COLUMBIA, S.C. (WACH, AP) -- The Senate Judiciary Committee's attempt to put candidates back on primary ballots sparked a heated exchange between a Republican senator and a congressman's wife.
The wife of U.S. Rep. Joe Wilson rushed up to Sen. Jake Knotts when the meeting ended Tuesday, criticizing him. Pointing her finger, she said he was wrong to object to a measure extending when candidates could file paperwork.
WACH Fox's Adam Pinsker was at the meeting and recorded the video clip above.
Roxanne Wilson's sister was among nearly 200 candidates tossed off ballots following last week's state Supreme Court ruling.
Knotts responded that she was wrong to act that way in public as a congressman's wife. When security attempted to calm her down, she pushed the guard out of the way and rushed into Knotts' office.
When they emerged, she kissed Knotts on the cheek, saying they'd made peace.
The state Supreme Court ruled Wednesday, May 2 that candidates should have filed financial paperwork when they filed to run for state and local office in March.
The two page ruling says in part, "[our opinion] speaks for itself and stands as written. Accordingly, we deny the request for rehearing."
Knotts killed a bill that came out of the Judiciary Committee Wednesday, which would have allowed candidates who didn't make the March deadline to file by April 20th.

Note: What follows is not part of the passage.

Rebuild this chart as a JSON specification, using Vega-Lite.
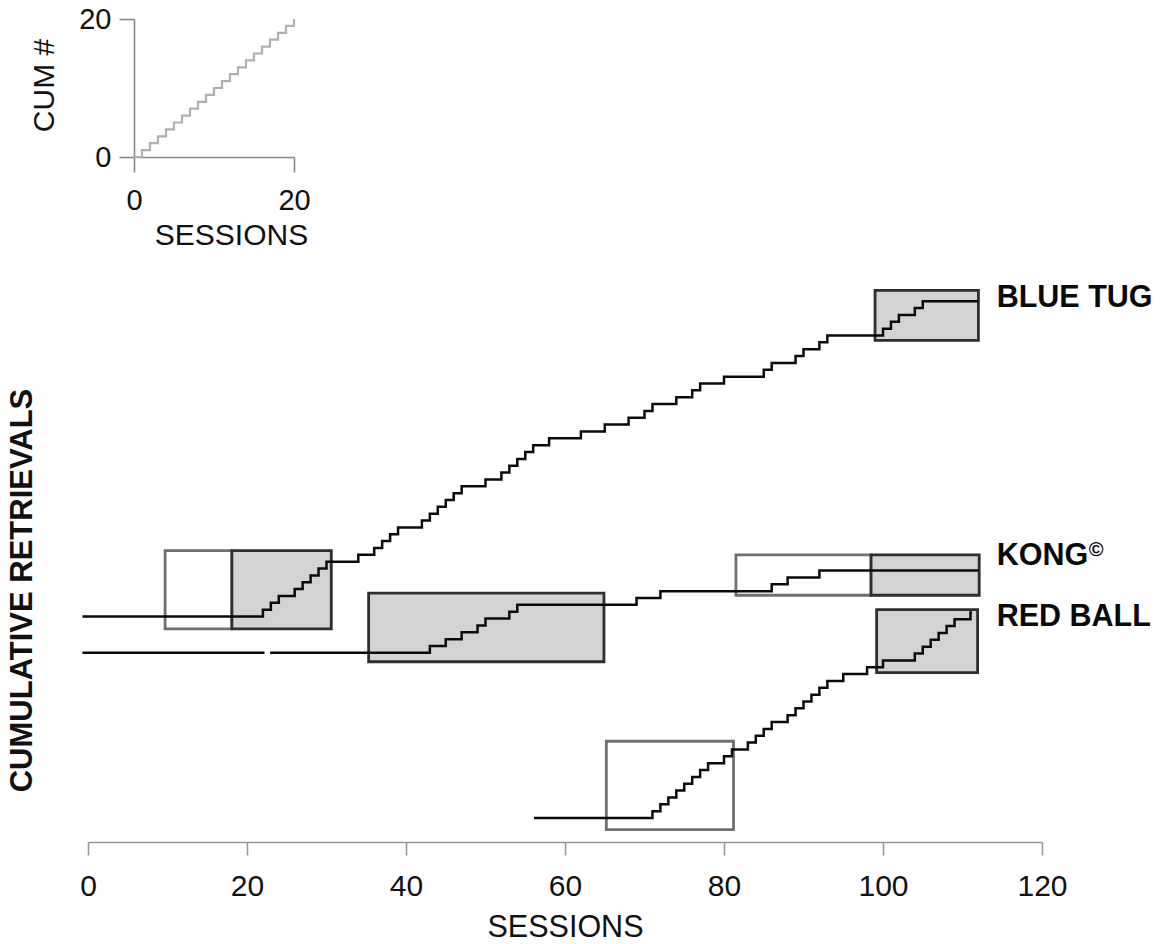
{
  "$schema": "https://vega.github.io/schema/vega-lite/v6.json",
  "padding": {"left": 6, "top": 5, "right": 2, "bottom": 0},
  "bounds": "flush",
  "spacing": 123,
  "config": {
    "view": {"stroke": null},
    "font": "Liberation Sans",
    "axis": {"grid": false, "labelFont": "Liberation Sans", "titleFont": "Liberation Sans", "labelColor": "#111111", "titleColor": "#111111", "titleFontWeight": "normal"}
  },
  "datasets": {
    "inset": [
      {"s": 0, "c": 0}, {"s": 1, "c": 1}, {"s": 2, "c": 2}, {"s": 3, "c": 3}, {"s": 4, "c": 4},
      {"s": 5, "c": 5}, {"s": 6, "c": 6}, {"s": 7, "c": 7}, {"s": 8, "c": 8}, {"s": 9, "c": 9},
      {"s": 10, "c": 10}, {"s": 11, "c": 11}, {"s": 12, "c": 12}, {"s": 13, "c": 13}, {"s": 14, "c": 14},
      {"s": 15, "c": 15}, {"s": 16, "c": 16}, {"s": 17, "c": 17}, {"s": 18, "c": 18}, {"s": 19, "c": 19},
      {"s": 20, "c": 20}
    ],
    "boxes": [
      {"kind": "white", "s": 9.7, "s2": 18.1, "level": 31.1, "level2": 42.5},
      {"kind": "white", "s": 81.5, "s2": 98.5, "level": 36.0, "level2": 41.9},
      {"kind": "white", "s": 65.2, "s2": 81.2, "level": 1.8, "level2": 14.7},
      {"kind": "grey", "s": 18.1, "s2": 30.6, "level": 31.1, "level2": 42.5},
      {"kind": "grey", "s": 35.3, "s2": 64.9, "level": 26.3, "level2": 36.3},
      {"kind": "grey", "s": 98.5, "s2": 112.1, "level": 36.0, "level2": 41.9},
      {"kind": "grey", "s": 99.2, "s2": 111.9, "level": 24.7, "level2": 33.9},
      {"kind": "grey", "s": 99.0, "s2": 112.0, "level": 73.2, "level2": 80.5}
    ],
    "curves": [
      {"seg": "blue", "s": -0.7, "level": 32.9}, {"seg": "blue", "s": 22, "level": 33.9}, {"seg": "blue", "s": 23, "level": 34.9},
      {"seg": "blue", "s": 24, "level": 35.9}, {"seg": "blue", "s": 26, "level": 36.9}, {"seg": "blue", "s": 27, "level": 37.9},
      {"seg": "blue", "s": 28, "level": 38.9}, {"seg": "blue", "s": 29, "level": 39.9}, {"seg": "blue", "s": 30, "level": 40.9},
      {"seg": "blue", "s": 34, "level": 41.9}, {"seg": "blue", "s": 36, "level": 42.9}, {"seg": "blue", "s": 37, "level": 43.9},
      {"seg": "blue", "s": 38, "level": 44.9}, {"seg": "blue", "s": 39, "level": 45.9}, {"seg": "blue", "s": 42, "level": 46.9},
      {"seg": "blue", "s": 43, "level": 47.9}, {"seg": "blue", "s": 44, "level": 48.9}, {"seg": "blue", "s": 45, "level": 49.9},
      {"seg": "blue", "s": 46, "level": 50.9}, {"seg": "blue", "s": 47, "level": 51.9}, {"seg": "blue", "s": 50, "level": 52.9},
      {"seg": "blue", "s": 52, "level": 53.9}, {"seg": "blue", "s": 53, "level": 54.9}, {"seg": "blue", "s": 54, "level": 55.9},
      {"seg": "blue", "s": 55, "level": 56.9}, {"seg": "blue", "s": 56, "level": 57.9}, {"seg": "blue", "s": 58, "level": 58.9},
      {"seg": "blue", "s": 62, "level": 59.9}, {"seg": "blue", "s": 65, "level": 60.9}, {"seg": "blue", "s": 68, "level": 61.9},
      {"seg": "blue", "s": 70, "level": 62.9}, {"seg": "blue", "s": 71, "level": 63.9}, {"seg": "blue", "s": 74, "level": 64.9},
      {"seg": "blue", "s": 76, "level": 65.9}, {"seg": "blue", "s": 77, "level": 66.9}, {"seg": "blue", "s": 80, "level": 67.9},
      {"seg": "blue", "s": 85, "level": 68.9}, {"seg": "blue", "s": 86, "level": 69.9}, {"seg": "blue", "s": 89, "level": 70.9},
      {"seg": "blue", "s": 90, "level": 71.9}, {"seg": "blue", "s": 92, "level": 72.9}, {"seg": "blue", "s": 93, "level": 73.9},
      {"seg": "blue", "s": 100, "level": 74.9}, {"seg": "blue", "s": 101, "level": 75.9}, {"seg": "blue", "s": 102, "level": 76.9},
      {"seg": "blue", "s": 104, "level": 77.9}, {"seg": "blue", "s": 105, "level": 78.9}, {"seg": "blue", "s": 112, "level": 78.9},
      {"seg": "kong-a", "s": -0.7, "level": 27.6}, {"seg": "kong-a", "s": 22.2, "level": 27.6},
      {"seg": "kong-b", "s": 22.9, "level": 27.6}, {"seg": "kong-b", "s": 43, "level": 28.6}, {"seg": "kong-b", "s": 45, "level": 29.6},
      {"seg": "kong-b", "s": 47, "level": 30.6}, {"seg": "kong-b", "s": 49, "level": 31.6}, {"seg": "kong-b", "s": 50, "level": 32.6},
      {"seg": "kong-b", "s": 53, "level": 33.6}, {"seg": "kong-b", "s": 54, "level": 34.6}, {"seg": "kong-b", "s": 69, "level": 35.6},
      {"seg": "kong-b", "s": 72, "level": 36.6}, {"seg": "kong-b", "s": 86, "level": 37.6}, {"seg": "kong-b", "s": 88, "level": 38.6},
      {"seg": "kong-b", "s": 92, "level": 39.6}, {"seg": "kong-b", "s": 112, "level": 39.6},
      {"seg": "red", "s": 56.1, "level": 3.5}, {"seg": "red", "s": 71, "level": 4.5}, {"seg": "red", "s": 72, "level": 5.5},
      {"seg": "red", "s": 73, "level": 6.5}, {"seg": "red", "s": 74, "level": 7.5}, {"seg": "red", "s": 75, "level": 8.5},
      {"seg": "red", "s": 76, "level": 9.5}, {"seg": "red", "s": 77, "level": 10.5}, {"seg": "red", "s": 78, "level": 11.5},
      {"seg": "red", "s": 80, "level": 12.5}, {"seg": "red", "s": 81, "level": 13.5}, {"seg": "red", "s": 83, "level": 14.5},
      {"seg": "red", "s": 84, "level": 15.5}, {"seg": "red", "s": 85, "level": 16.5}, {"seg": "red", "s": 86, "level": 17.5},
      {"seg": "red", "s": 88, "level": 18.5}, {"seg": "red", "s": 89, "level": 19.5}, {"seg": "red", "s": 90, "level": 20.5},
      {"seg": "red", "s": 91, "level": 21.5}, {"seg": "red", "s": 92, "level": 22.5}, {"seg": "red", "s": 93, "level": 23.5},
      {"seg": "red", "s": 95, "level": 24.5}, {"seg": "red", "s": 98, "level": 25.5}, {"seg": "red", "s": 100, "level": 26.5},
      {"seg": "red", "s": 104, "level": 27.5}, {"seg": "red", "s": 105, "level": 28.5}, {"seg": "red", "s": 106, "level": 29.5},
      {"seg": "red", "s": 107, "level": 30.5}, {"seg": "red", "s": 108, "level": 31.5}, {"seg": "red", "s": 109, "level": 32.5},
      {"seg": "red", "s": 111, "level": 33.5}, {"seg": "red", "s": 111.2, "level": 33.5}
    ],
    "labels": [
      {"name": "BLUE TUG", "s": 114.3, "level": 78.1},
      {"name": "KONG", "s": 114.3, "level": 40.4},
      {"name": "RED BALL", "s": 114.3, "level": 31.5}
    ],
    "sup": [
      {"sym": "©", "s": 114.3, "level": 40.4}
    ]
  },
  "vconcat": [
    {
      "width": 206,
      "height": 138,
      "data": {"name": "inset"},
      "mark": {"type": "line", "interpolate": "step-after", "color": "#b0b0b0", "strokeWidth": 2.2},
      "encoding": {
        "x": {
          "field": "s", "type": "quantitative",
          "scale": {"domain": [0, 20], "range": [46, 206], "nice": false, "zero": false},
          "axis": {"values": [0, 20], "tickSize": 15, "domainColor": "#888888", "tickColor": "#888888", "domainWidth": 1.6, "tickWidth": 1.6,
                   "labelFontSize": 29, "labelPadding": 14, "labelFlush": false, "title": "SESSIONS", "titleFontSize": 30,
                   "titleX": 143, "titleY": 78, "titleBaseline": "middle"}
        },
        "y": {
          "field": "c", "type": "quantitative",
          "scale": {"domain": [0, 20], "nice": false},
          "axis": {"values": [0, 20], "tickSize": 15, "offset": -46, "domainColor": "#888888", "tickColor": "#888888", "domainWidth": 1.6, "tickWidth": 1.6,
                   "labelFontSize": 29, "labelPadding": 8, "title": "CUM #", "titleFontSize": 30,
                   "titleX": -90, "titleY": 66, "titleBaseline": "middle"}
        }
      }
    },
    {
      "width": 954,
      "height": 562,
      "encoding": {
        "x": {
          "field": "s", "type": "quantitative",
          "scale": {"domain": [0, 120], "nice": false, "zero": false},
          "axis": {"values": [0, 20, 40, 60, 80, 100, 120], "tickSize": 13, "domainColor": "#999999", "tickColor": "#999999", "domainWidth": 1.6, "tickWidth": 1.6,
                   "labelFontSize": 30, "labelPadding": 16, "labelFlush": false, "title": "SESSIONS", "titleFontSize": 30.5,
                   "titleY": 85, "titleBaseline": "middle"}
        },
        "y": {
          "field": "level", "type": "quantitative",
          "scale": {"domain": [0, 82], "nice": false, "zero": false},
          "axis": {"domain": false, "ticks": false, "labels": false, "title": "CUMULATIVE RETRIEVALS", "titleFontSize": 31, "titleFontWeight": "bold",
                   "titleX": -66, "titleY": 310, "titleBaseline": "middle"}
        }
      },
      "layer": [
        {
          "data": {"name": "boxes"},
          "mark": {"type": "rect", "strokeWidth": 2.8, "opacity": 1},
          "encoding": {
            "x2": {"field": "s2"},
            "y2": {"field": "level2"},
            "fill": {"field": "kind", "type": "nominal", "scale": {"domain": ["white", "grey"], "range": ["#ffffff", "#d3d3d3"]}, "legend": null},
            "stroke": {"field": "kind", "type": "nominal", "scale": {"domain": ["white", "grey"], "range": ["#707070", "#2e2e2e"]}, "legend": null}
          }
        },
        {
          "data": {"name": "curves"},
          "mark": {"type": "line", "interpolate": "step-after", "color": "#0a0a0a", "strokeWidth": 2.5},
          "encoding": {
            "detail": {"field": "seg", "type": "nominal"}
          }
        },
        {
          "data": {"name": "labels"},
          "mark": {"type": "text", "align": "left", "baseline": "alphabetic", "fontSize": 30.5, "fontWeight": "bold", "font": "Liberation Sans", "color": "#0a0a0a"},
          "encoding": {
            "text": {"field": "name", "type": "nominal"}
          }
        },
        {
          "data": {"name": "sup"},
          "mark": {"type": "text", "align": "left", "baseline": "alphabetic", "fontSize": 20, "fontWeight": "bold", "font": "Liberation Sans", "color": "#0a0a0a", "dx": 92, "dy": -9},
          "encoding": {
            "text": {"field": "sym", "type": "nominal"}
          }
        }
      ]
    }
  ]
}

Under a new system, those documents were supposed to be filed online with the state Ethics Commission by a March 30 deadline , but the parties did not check for them. The forms include income and other financial information.
The court wrote candidates can stay on the ballot if they give party officials a paper copy of their financial information when they file their candidacy.
The Supreme Court justices' five-page opinion reads in part, "we fully appreciate the consequences of our decision, as lives have been disrupted and political aspirations put on hold. However, the conduct of the political parties in their failure to follow the clear and unmistakable directives of the General Assembly has brought us to this point."
Meantime, Federal Judge Cameron Currie will hear a challenge to the State Supreme Court ruling Thursday afternoon.
Last week, state Senate candidate Amanda Somers filed the lawsuit, arguing that her candidacy was thrown into question after the justices ruled that financial- and candidate-intent paperwork must be filed at the same time.